* Requirement: Stop after the line containing "26.4, d: 22": print each line exactly from the first line of the listing up to that point.
[BEGIN Given data]
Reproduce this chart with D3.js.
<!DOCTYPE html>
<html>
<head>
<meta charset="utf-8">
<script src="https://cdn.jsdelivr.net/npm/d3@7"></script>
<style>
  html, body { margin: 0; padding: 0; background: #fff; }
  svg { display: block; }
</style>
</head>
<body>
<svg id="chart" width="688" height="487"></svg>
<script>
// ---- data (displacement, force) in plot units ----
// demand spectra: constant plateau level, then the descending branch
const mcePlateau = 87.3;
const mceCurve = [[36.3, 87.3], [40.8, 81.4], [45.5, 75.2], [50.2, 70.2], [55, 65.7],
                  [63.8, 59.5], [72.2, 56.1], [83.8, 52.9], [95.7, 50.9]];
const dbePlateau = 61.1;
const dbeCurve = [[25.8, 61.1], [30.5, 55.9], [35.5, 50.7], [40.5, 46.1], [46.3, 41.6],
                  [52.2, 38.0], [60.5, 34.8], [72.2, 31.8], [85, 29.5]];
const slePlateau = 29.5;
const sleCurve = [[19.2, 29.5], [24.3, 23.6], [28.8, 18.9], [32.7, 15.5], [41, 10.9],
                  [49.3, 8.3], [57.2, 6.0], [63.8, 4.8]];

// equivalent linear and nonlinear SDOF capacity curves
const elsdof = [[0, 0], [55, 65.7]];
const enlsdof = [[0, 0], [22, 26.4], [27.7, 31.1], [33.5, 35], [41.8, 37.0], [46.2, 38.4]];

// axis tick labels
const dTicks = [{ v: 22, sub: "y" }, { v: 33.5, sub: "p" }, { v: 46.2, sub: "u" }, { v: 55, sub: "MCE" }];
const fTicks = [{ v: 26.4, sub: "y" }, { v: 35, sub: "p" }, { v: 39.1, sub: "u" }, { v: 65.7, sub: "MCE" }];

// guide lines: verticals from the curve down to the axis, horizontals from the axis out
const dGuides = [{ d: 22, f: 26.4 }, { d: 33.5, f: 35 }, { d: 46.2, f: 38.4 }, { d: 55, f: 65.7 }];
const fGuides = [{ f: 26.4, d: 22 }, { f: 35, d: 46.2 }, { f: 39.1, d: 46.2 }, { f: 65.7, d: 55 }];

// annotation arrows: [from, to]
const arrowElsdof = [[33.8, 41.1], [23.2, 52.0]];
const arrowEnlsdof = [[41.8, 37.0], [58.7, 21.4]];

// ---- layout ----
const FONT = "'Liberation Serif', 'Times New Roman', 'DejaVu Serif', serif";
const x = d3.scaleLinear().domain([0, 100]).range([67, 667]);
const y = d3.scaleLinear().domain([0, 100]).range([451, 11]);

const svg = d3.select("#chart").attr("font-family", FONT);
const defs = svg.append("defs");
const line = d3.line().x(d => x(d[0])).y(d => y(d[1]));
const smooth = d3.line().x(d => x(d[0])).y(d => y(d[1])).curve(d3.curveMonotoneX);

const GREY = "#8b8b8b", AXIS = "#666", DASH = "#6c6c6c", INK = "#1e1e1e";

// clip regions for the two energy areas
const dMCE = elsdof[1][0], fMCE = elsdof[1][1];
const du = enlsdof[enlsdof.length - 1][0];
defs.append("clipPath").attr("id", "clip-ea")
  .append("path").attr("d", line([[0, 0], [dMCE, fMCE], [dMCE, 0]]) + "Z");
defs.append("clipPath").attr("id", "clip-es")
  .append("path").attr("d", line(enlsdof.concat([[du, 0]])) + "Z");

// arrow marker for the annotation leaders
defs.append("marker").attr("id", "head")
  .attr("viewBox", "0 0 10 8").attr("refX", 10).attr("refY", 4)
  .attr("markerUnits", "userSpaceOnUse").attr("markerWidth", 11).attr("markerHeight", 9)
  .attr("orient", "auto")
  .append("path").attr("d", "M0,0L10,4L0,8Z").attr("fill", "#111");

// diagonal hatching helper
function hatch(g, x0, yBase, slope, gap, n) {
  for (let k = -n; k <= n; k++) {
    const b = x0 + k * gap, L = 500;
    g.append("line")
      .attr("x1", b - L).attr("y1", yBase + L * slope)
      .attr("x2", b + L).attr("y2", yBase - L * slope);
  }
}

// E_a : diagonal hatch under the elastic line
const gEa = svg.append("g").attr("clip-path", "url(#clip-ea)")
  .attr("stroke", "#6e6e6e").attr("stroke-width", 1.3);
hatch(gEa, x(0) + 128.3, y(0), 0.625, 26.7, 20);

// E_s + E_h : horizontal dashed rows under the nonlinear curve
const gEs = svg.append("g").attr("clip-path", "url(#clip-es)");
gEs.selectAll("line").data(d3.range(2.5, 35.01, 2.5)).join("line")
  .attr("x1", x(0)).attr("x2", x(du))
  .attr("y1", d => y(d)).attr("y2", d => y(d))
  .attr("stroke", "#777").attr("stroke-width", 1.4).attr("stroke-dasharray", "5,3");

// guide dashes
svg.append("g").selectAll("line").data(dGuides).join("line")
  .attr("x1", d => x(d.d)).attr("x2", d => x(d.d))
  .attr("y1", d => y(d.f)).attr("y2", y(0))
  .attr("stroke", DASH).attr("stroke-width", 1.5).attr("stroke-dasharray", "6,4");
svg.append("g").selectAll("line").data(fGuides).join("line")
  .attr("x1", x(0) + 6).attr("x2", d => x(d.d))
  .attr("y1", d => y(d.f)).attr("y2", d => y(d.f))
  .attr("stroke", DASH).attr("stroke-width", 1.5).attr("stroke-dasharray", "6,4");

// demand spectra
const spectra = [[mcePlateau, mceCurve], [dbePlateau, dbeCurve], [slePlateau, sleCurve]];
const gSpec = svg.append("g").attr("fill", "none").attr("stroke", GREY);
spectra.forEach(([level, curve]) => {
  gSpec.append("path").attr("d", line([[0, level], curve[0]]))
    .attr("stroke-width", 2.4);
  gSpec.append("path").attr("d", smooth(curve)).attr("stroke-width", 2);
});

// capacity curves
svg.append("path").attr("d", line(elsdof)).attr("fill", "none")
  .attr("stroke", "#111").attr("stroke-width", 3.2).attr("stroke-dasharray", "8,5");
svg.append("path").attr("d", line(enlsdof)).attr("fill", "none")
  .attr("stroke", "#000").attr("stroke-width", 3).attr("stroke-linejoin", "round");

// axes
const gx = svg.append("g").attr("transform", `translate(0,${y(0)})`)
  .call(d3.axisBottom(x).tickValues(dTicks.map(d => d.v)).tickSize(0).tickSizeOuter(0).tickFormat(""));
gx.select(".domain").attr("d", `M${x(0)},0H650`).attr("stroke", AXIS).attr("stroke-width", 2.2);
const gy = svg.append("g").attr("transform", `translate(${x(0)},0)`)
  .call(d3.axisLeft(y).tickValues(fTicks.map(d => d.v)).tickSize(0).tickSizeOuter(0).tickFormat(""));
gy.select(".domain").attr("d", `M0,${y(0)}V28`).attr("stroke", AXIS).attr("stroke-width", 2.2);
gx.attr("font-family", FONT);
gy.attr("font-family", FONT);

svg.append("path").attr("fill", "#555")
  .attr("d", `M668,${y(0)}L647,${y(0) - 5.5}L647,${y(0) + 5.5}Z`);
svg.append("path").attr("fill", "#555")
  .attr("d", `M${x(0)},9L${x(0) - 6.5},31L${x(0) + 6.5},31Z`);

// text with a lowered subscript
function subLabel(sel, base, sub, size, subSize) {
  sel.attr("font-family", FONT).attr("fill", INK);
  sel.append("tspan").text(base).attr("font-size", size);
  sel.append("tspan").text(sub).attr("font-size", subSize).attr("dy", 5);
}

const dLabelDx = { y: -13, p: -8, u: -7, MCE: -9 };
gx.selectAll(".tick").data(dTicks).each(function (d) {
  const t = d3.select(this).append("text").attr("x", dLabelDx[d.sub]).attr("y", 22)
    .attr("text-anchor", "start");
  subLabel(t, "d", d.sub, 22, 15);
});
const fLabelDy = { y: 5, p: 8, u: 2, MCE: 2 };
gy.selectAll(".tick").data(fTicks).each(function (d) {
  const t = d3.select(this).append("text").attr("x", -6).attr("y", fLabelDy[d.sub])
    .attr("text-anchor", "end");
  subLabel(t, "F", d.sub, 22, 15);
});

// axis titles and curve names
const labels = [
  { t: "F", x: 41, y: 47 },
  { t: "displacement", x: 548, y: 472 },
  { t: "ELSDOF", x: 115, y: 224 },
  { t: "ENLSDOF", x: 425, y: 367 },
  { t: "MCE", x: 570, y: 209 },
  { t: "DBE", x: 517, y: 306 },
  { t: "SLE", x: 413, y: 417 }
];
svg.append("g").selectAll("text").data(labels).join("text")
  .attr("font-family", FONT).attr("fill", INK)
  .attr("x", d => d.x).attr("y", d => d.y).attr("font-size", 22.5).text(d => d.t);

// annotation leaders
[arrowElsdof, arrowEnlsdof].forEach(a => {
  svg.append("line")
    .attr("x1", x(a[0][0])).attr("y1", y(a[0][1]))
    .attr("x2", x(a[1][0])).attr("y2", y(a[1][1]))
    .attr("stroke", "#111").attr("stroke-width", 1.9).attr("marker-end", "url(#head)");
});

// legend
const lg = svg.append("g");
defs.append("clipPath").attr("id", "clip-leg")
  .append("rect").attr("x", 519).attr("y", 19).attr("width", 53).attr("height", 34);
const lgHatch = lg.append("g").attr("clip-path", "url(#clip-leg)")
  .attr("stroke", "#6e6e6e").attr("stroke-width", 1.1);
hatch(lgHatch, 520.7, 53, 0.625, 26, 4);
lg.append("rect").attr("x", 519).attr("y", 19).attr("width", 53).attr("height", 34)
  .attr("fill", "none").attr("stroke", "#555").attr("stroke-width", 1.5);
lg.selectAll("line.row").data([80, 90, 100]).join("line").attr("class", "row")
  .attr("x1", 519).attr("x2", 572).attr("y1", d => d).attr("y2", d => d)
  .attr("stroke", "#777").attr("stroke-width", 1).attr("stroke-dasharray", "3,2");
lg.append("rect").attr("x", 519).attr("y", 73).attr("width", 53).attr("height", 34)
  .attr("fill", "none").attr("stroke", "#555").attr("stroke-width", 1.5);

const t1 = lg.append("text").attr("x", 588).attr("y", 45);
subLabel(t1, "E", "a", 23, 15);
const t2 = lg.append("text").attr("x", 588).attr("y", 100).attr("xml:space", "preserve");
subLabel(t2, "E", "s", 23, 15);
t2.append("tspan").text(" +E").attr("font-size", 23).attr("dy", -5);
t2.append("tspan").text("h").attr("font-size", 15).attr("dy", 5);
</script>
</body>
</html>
[END Given data]
* Response to the task:
Reproduce this chart with D3.js.
<!DOCTYPE html>
<html>
<head>
<meta charset="utf-8">
<script src="https://cdn.jsdelivr.net/npm/d3@7"></script>
<style>
  html, body { margin: 0; padding: 0; background: #fff; }
  svg { display: block; }
</style>
</head>
<body>
<svg id="chart" width="688" height="487"></svg>
<script>
// ---- data (displacement, force) in plot units ----
// demand spectra: constant plateau level, then the descending branch
const mcePlateau = 87.3;
const mceCurve = [[36.3, 87.3], [40.8, 81.4], [45.5, 75.2], [50.2, 70.2], [55, 65.7],
                  [63.8, 59.5], [72.2, 56.1], [83.8, 52.9], [95.7, 50.9]];
const dbePlateau = 61.1;
const dbeCurve = [[25.8, 61.1], [30.5, 55.9], [35.5, 50.7], [40.5, 46.1], [46.3, 41.6],
                  [52.2, 38.0], [60.5, 34.8], [72.2, 31.8], [85, 29.5]];
const slePlateau = 29.5;
const sleCurve = [[19.2, 29.5], [24.3, 23.6], [28.8, 18.9], [32.7, 15.5], [41, 10.9],
                  [49.3, 8.3], [57.2, 6.0], [63.8, 4.8]];

// equivalent linear and nonlinear SDOF capacity curves
const elsdof = [[0, 0], [55, 65.7]];
const enlsdof = [[0, 0], [22, 26.4], [27.7, 31.1], [33.5, 35], [41.8, 37.0], [46.2, 38.4]];

// axis tick labels
const dTicks = [{ v: 22, sub: "y" }, { v: 33.5, sub: "p" }, { v: 46.2, sub: "u" }, { v: 55, sub: "MCE" }];
const fTicks = [{ v: 26.4, sub: "y" }, { v: 35, sub: "p" }, { v: 39.1, sub: "u" }, { v: 65.7, sub: "MCE" }];

// guide lines: verticals from the curve down to the axis, horizontals from the axis out
const dGuides = [{ d: 22, f: 26.4 }, { d: 33.5, f: 35 }, { d: 46.2, f: 38.4 }, { d: 55, f: 65.7 }];
const fGuides = [{ f: 26.4, d: 22 }, { f: 35, d: 46.2 }, { f: 39.1, d: 46.2 }, { f: 65.7, d: 55 }];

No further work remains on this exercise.